The rest of his advice to start-ups consisted chiefly of statements well beyond parody or self-awareness. “Start-ups need to understand that money doesn’t grow on trees,” he warned, a state of affairs happily not applicable to the Sovereign Grant, which is guaranteed by law never to pay less in any year than it did the previous year.

If the Duke of York is the new poster child for E-stonia, then one has to consider if the concept is at what start-up culture calls a “jumping the shark” moment. For those not familiar with the term, it refers to an episode of US sitcom “Happy Days” in which The Fonz jumped over a shark on water skis, instantly transforming the hitherto charming and funny show into a toe-curling embarrassment forever. It signifies the moment at which something good turns irredeemably awful.
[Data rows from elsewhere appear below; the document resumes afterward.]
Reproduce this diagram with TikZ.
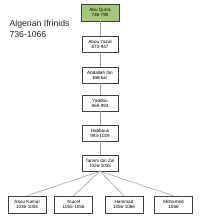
\documentclass[tikz,border=0pt]{standalone}
\usepackage{fontspec}
\setmainfont{Liberation Sans}
\usepackage{xcolor}
\usetikzlibrary{positioning}

\definecolor{rootgreen}{HTML}{A6C878}
\definecolor{linegray}{HTML}{A0A0A0}

\begin{document}
\begin{tikzpicture}[
  x=1pt, y=1pt,
  node distance=14pt,
  ruler/.style={draw=black!75,fill=white,line width=0.5pt,minimum width=36pt,minimum height=15.5pt,
                inner sep=0.5pt,align=center,font=\fontsize{4.6}{5}\selectfont},
  root/.style={ruler,fill=rootgreen,minimum width=38pt,minimum height=17pt},
  son/.style={ruler,minimum width=38pt,minimum height=17pt},
  title/.style={font=\fontsize{8.7}{10.5}\selectfont,align=left,text=black!85},
  link/.style={draw=linegray, line width=0.6pt},
]
\useasboundingbox (0,0) rectangle (200,-221);

% title
\node[title, anchor=west] (ttl) at (6,-29) {Algerian Ifrinids\\736-1066};

% main line
\node[root] (qurra) at (100,-12.5) {Abu Qurra\\736-790};
\node[ruler, below=15pt of qurra] (yazid)   {Abou Yazid\\873-947};
\node[ruler, below=15pt of yazid] (bekkar)  {Abdallah Ibn\\Bekkar};
\node[ruler, below=12pt of bekkar] (yaddou) {Yaddou\\958-993};
\node[ruler, below=of yaddou]      (habbous){Habbous\\993-1029};
\node[ruler, below=of habbous]     (tamim)  {Tamim Ibn Ziri\\1026-1035};

% sons
\node[son] (kamal)   at (27,-204.5)   {Abou Kamal\\1036-1054};
\node[son] (youcef)  at (73.5,-204.5) {Youcef\\1055-1056};
\node[son] (hammad)  at (124,-204.5)  {Hammad\\1056-1066};
\node[son] (mohamed) at (173.5,-204.5){Mohamed\\1066};

% edges
\draw[link] (qurra) -- (yazid);
\draw[link] (yazid) -- (bekkar);
\draw[link] (bekkar) -- (yaddou);
\draw[link] (yaddou) -- (habbous);
\draw[link] (habbous) -- (tamim);
\foreach \s in {kamal,youcef,hammad,mohamed}
  \draw[link] (tamim.south) -- (\s.north);

\end{tikzpicture}
\end{document}
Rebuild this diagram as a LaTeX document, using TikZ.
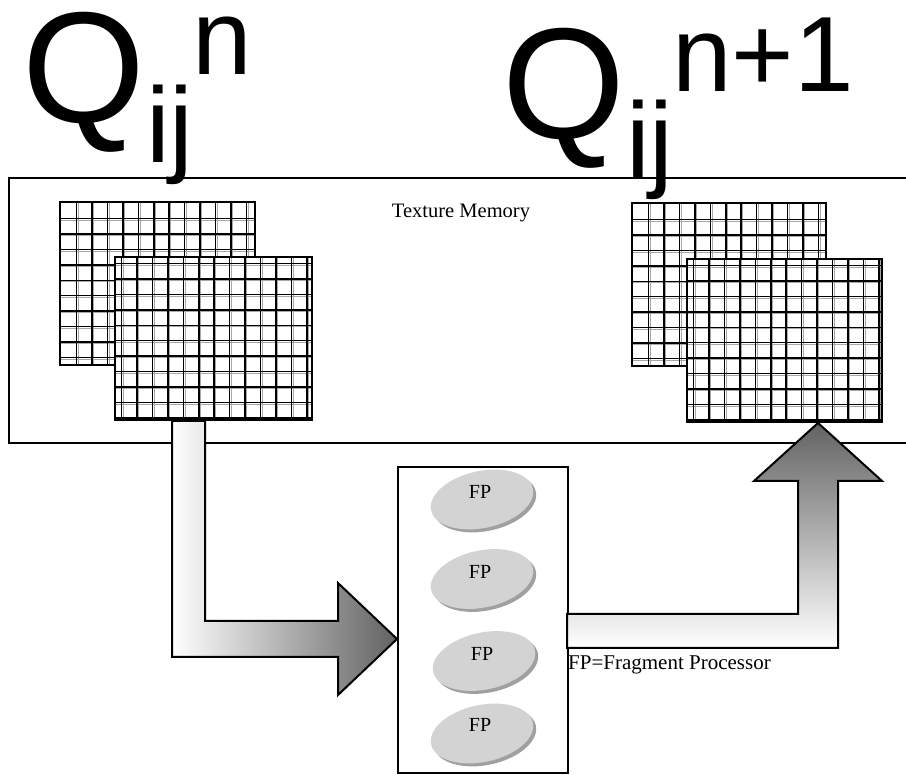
\documentclass[tikz,border=0pt]{standalone}
\usepackage{fontspec}
\setmainfont{Liberation Serif}
\newfontfamily\arialf{Liberation Sans}
\usetikzlibrary{shapes.geometric}
\definecolor{arrowdark}{HTML}{626262}
\definecolor{fpface}{HTML}{D3D3D3}
\definecolor{fpshade}{HTML}{A0A0A0}
\definecolor{gridgray}{HTML}{A8A8A8}
\newcommand\texgrid[5]{%
  \fill[white] (#1,#2) rectangle (#3,#4);
  \begin{scope}
    \clip (#1,#2) rectangle (#3,#4);
    \foreach \k in {0,...,13} {
      \draw[gridgray, line width=1pt] ({#1+#5+\k*15.45+1.7},#2) -- ({#1+#5+\k*15.45+1.7},#4);
      \draw[gridgray, line width=1pt] (#1,{#2+#5+\k*15.45+1.7}) -- (#3,{#2+#5+\k*15.45+1.7});
    }
    \foreach \k in {0,...,13} {
      \draw[black, line width=1.5pt] ({#1+#5+\k*15.45},#2) -- ({#1+#5+\k*15.45},#4);
      \draw[black, line width=1.5pt] (#1,{#2+#5+\k*15.45}) -- (#3,{#2+#5+\k*15.45});
    }
  \end{scope}
  \draw[black, line width=2pt] (#1,#2) rectangle (#3,#4);
}
\begin{document}
\begin{tikzpicture}[x=1pt,y=-1pt,
  outline/.style={draw=black, line width=2pt},
  bigq/.style={anchor=base west, inner sep=0pt, font=\arialf\fontsize{158}{158}\selectfont},
  smallq/.style={anchor=base west, inner sep=0pt, font=\arialf\fontsize{107}{107}\selectfont},
  serifl/.style={inner sep=0pt, font=\fontsize{20.5}{20.5}\selectfont},
  fpdisc/.style={ellipse, fill=fpface, inner sep=0pt, minimum width=104pt, minimum height=57pt, rotate=12},
  fpshadow/.style={ellipse, fill=fpshade, inner sep=0pt, minimum width=104pt, minimum height=57pt, rotate=12},
  fptext/.style={inner sep=0pt, font=\fontsize{20}{20}\selectfont}]
\useasboundingbox (0,0) rectangle (906,775);
\fill[white] (0,0) rectangle (906,775);

% texture memory box
\draw[outline] (906,178.5) -- (8.5,178.5) -- (8.5,443.5) -- (906,443.5);
\node[serifl, anchor=base] (texmem) at (461,218) {Texture Memory};

% grids
\texgrid{60}{202}{255}{365}{16.5}
\texgrid{115}{257}{312}{420}{6.5}
\texgrid{632}{203}{826}{366}{16.5}
\texgrid{687}{259}{882}{422}{6.5}

% fragment processor box
\draw[outline] (397.5,467.5) rectangle (567.5,773);
\coordinate (fpboxW) at (397,639);

% left arrow (texture -> FP)
\draw[outline, left color=white, right color=arrowdark]
  (172,421) -- (205,421) -- (205,621) -- (338,621) -- (338,583) -- (fpboxW)
  -- (338,695) -- (338,657) -- (172,657) -- cycle;

% right arrow (FP -> texture)
\draw[outline, bottom color=white, top color=arrowdark]
  (567,614) -- (798,614) -- (798,481) -- (754,481) -- (818,423) -- (882,481)
  -- (838,481) -- (838,648) -- (567,648) -- cycle;

% FP discs
\foreach \cx/\cy/\tx/\ty [count=\i] in {482/499.5/480/492, 482/579/480/571.5, 484/661/482/653.5, 482/733.5/480/725} {
  \node[fpshadow] (fps\i) at (\cx+3,\cy+3) {};
  \node[fpdisc] (fp\i) at (\cx,\cy) {};
  \node[fptext] (fpt\i) at (\tx,\ty) {FP};
}

\node[serifl, anchor=base west, font=\fontsize{21}{21}\selectfont] (legend) at (568,670) {FP=Fragment Processor};

% Q labels
\node[bigq] (q1) at (22,122.5) {Q};
\node[smallq] (q1sub) at (146,163) {ij};
\node[smallq] (q1sup) at (192,75) {n};
\node[bigq] (q2) at (502,138.5) {Q};
\node[smallq] (q2sub) at (626,178) {ij};
\node[smallq] (q2sup) at (672,92) {n+1};
\end{tikzpicture}
\end{document}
Awarding ‘Airmiles Andy’ (at least it’s better than ‘Randy Andy’ as he was known before that) e-residency may not be actual jumping the shark, but it is perilously close; at least dancing with the dolphin, or possibly even prancing with the porpoise.

Sources in Estonia suggested to bne IntelliNews the decision to create the royal e-resident might have a simple but astounding explanation: that no one bothered to Google him. In the world’s leading-edge online country.

But luckily, Prime Minister Roivas was on hand to offer an instant alternative to the now uncool e-residency scheme. After watching HRH mumble his way through an unconvincing pitch for London as a place to start a business (“Coming to London is probably a stepping stone”), Roivas sneakily signalled to conspirators and the words “fastEST, strongEST, cleverEST” flashed onto a giant screen.

“Hehe... and modEST.” chuckled Roivas.